A historian thoroughly scours the record to resurrect the history of a well-intentioned ideal society that was ultimately “undermined by fatal flaws.”

Unlike many of the doomed early American experiments at colonization, such as Walter Raleigh’s “lost” Roanoke Colony and other failures in Newfoundland, Boston—created to escape “the imperial decay and religious persecution that threatened England’s government and church”—succeeded, both as a center of Atlantic Puritanism as well as a trading hub. Created by a charter issued by King Charles I in 1629, the “city-state” of Boston, writes Peterson (History/Yale Univ.; The Price of Redemption: The Spiritual Economy of Puritan New England, 1997), was founded as a “self-conscious attempt to build an autonomous self-governing republic modeled on biblical and classical republican ideals in a New World environment.” Though silver and gold were not discovered nearby, furs and codfish took their place and were entirely exploited due to a judicious bartering with the Native inhabitants, who, unlike the early settlers, were hunters and fishers. When these commodities became scarce and the economy in relation to English trade tanked, the enterprising Bostonians looked to the Caribbean colonies, where sugar production was booming. They began building their own ships, and slaves were imported by the mid-17th century.

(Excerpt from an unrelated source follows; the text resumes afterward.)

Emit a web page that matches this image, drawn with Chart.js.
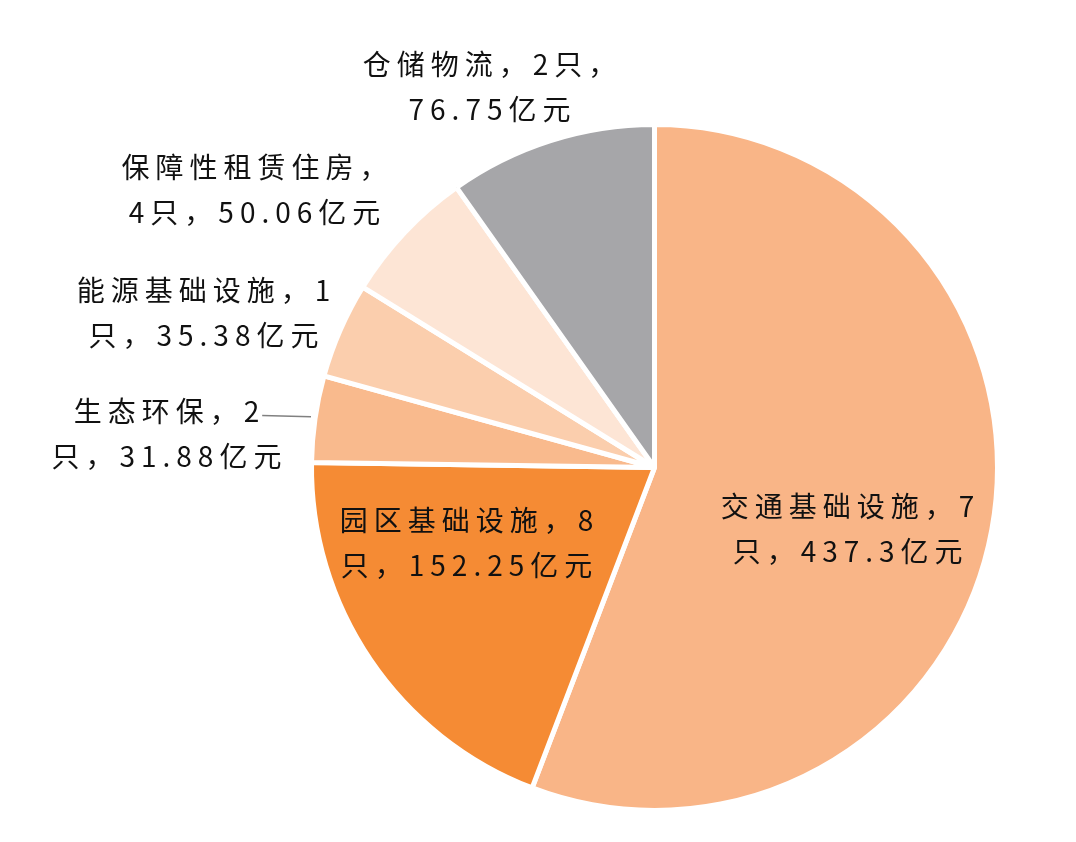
<!DOCTYPE html>
<html>
<head>
<meta charset="utf-8">
<script src="https://cdn.jsdelivr.net/npm/chart.js@4.4.0/dist/chart.umd.min.js"></script>
<style>
  html, body { margin: 0; padding: 0; background: #fff; }
  #wrap { width: 1076px; height: 842px; position: relative; }
</style>
</head>
<body>
<div id="wrap"><canvas id="pie"></canvas></div>
<script>
// data, clockwise from 12 o'clock
const categories = ["交通基础设施", "园区基础设施", "生态环保", "能源基础设施", "保障性租赁住房", "仓储物流"];
const fundCounts = [7, 8, 2, 1, 4, 2];
const amounts = ["437.3", "152.25", "31.88", "35.38", "50.06", "76.75"];

// look
const sliceColors = ["#F9B587", "#F58B34", "#F9BA8D", "#FBCEAD", "#FDE5D5", "#A6A6A9"];
const lineBreaks = [8, 8, 6, 8, 8, 8]; // chars on first label line
// label centre relative to pie centre, in units of the radius
const labelOffsets = [
  [0.563, 0.18], [-0.548, 0.219], [-1.423, -0.098],
  [-1.315, -0.45], [-1.166, -0.809], [-0.481, -1.109]
];
const leaderLines = [false, false, true, false, false, false];

function labelLines(i) {
  const full = `${categories[i]}，${fundCounts[i]}只，${amounts[i]}亿元`;
  return [full.slice(0, lineBreaks[i]), full.slice(lineBreaks[i])];
}

const pieLabels = {
  id: "pieLabels",
  afterDatasetsDraw(chart) {
    const ctx = chart.ctx;
    const arcs = chart.getDatasetMeta(0).data;
    ctx.save();
    ctx.font = '28px "Noto Sans CJK SC", sans-serif';
    ctx.letterSpacing = "6px";
    ctx.fillStyle = "#111111";
    ctx.textAlign = "center";
    ctx.textBaseline = "middle";
    const lineH = 45;
    arcs.forEach((arc, i) => {
      const r = arc.outerRadius;
      const cx = arc.x + labelOffsets[i][0] * r;
      const cy = arc.y + labelOffsets[i][1] * r;
      const lines = labelLines(i);
      lines.forEach((t, k) => {
        ctx.fillText(t, cx + 3, cy + (k - 0.5) * lineH);
      });
      if (leaderLines[i]) {
        const w = ctx.measureText(lines[0]).width;
        const mid = (arc.startAngle + arc.endAngle) / 2;
        const ex = arc.x + Math.cos(mid) * r;
        const ey = arc.y + Math.sin(mid) * r;
        ctx.beginPath();
        ctx.strokeStyle = "#808080";
        ctx.lineWidth = 1.5;
        ctx.moveTo(cx + w / 2, cy - 0.5 * lineH + 4);
        ctx.lineTo(ex - 4, ey - 2);
        ctx.stroke();
      }
    });
    ctx.restore();
  }
};

new Chart(document.getElementById("pie"), {
  type: "pie",
  data: {
    labels: categories,
    datasets: [{
      data: amounts.map(Number),
      backgroundColor: sliceColors,
      borderColor: "#ffffff",
      borderWidth: 5
    }]
  },
  options: {
    responsive: true,
    maintainAspectRatio: false,
    animation: false,
    layout: { padding: { left: 309, right: 76, top: 122, bottom: 29 } },
    plugins: {
      legend: { display: false },
      tooltip: { enabled: false }
    }
  },
  plugins: [pieLabels]
});
</script>
</body>
</html>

Sustaining Indian wars and Atlantic trade competition, Boston emerged from being a “backwater, a bystander in the puritan crusade against the Spanish foe, into a new transatlantic center of colonization to which other plantations looked for assistance.” From there, Boston exerted its unique position by issuing its own coins, extending its territorial reach, and “fending off the crown’s agents.” Through specific historical personages such as John Adams and African-American poet Phillis Wheatley and chapters framed on biblical allusions (“The Selling of Joseph”), Peterson leads us through the city’s Enlightenment ideals and how they clashed with the city’s links to the American South’s slave-driven economy.

A meaty, methodical exploration of a crucial American founding stronghold.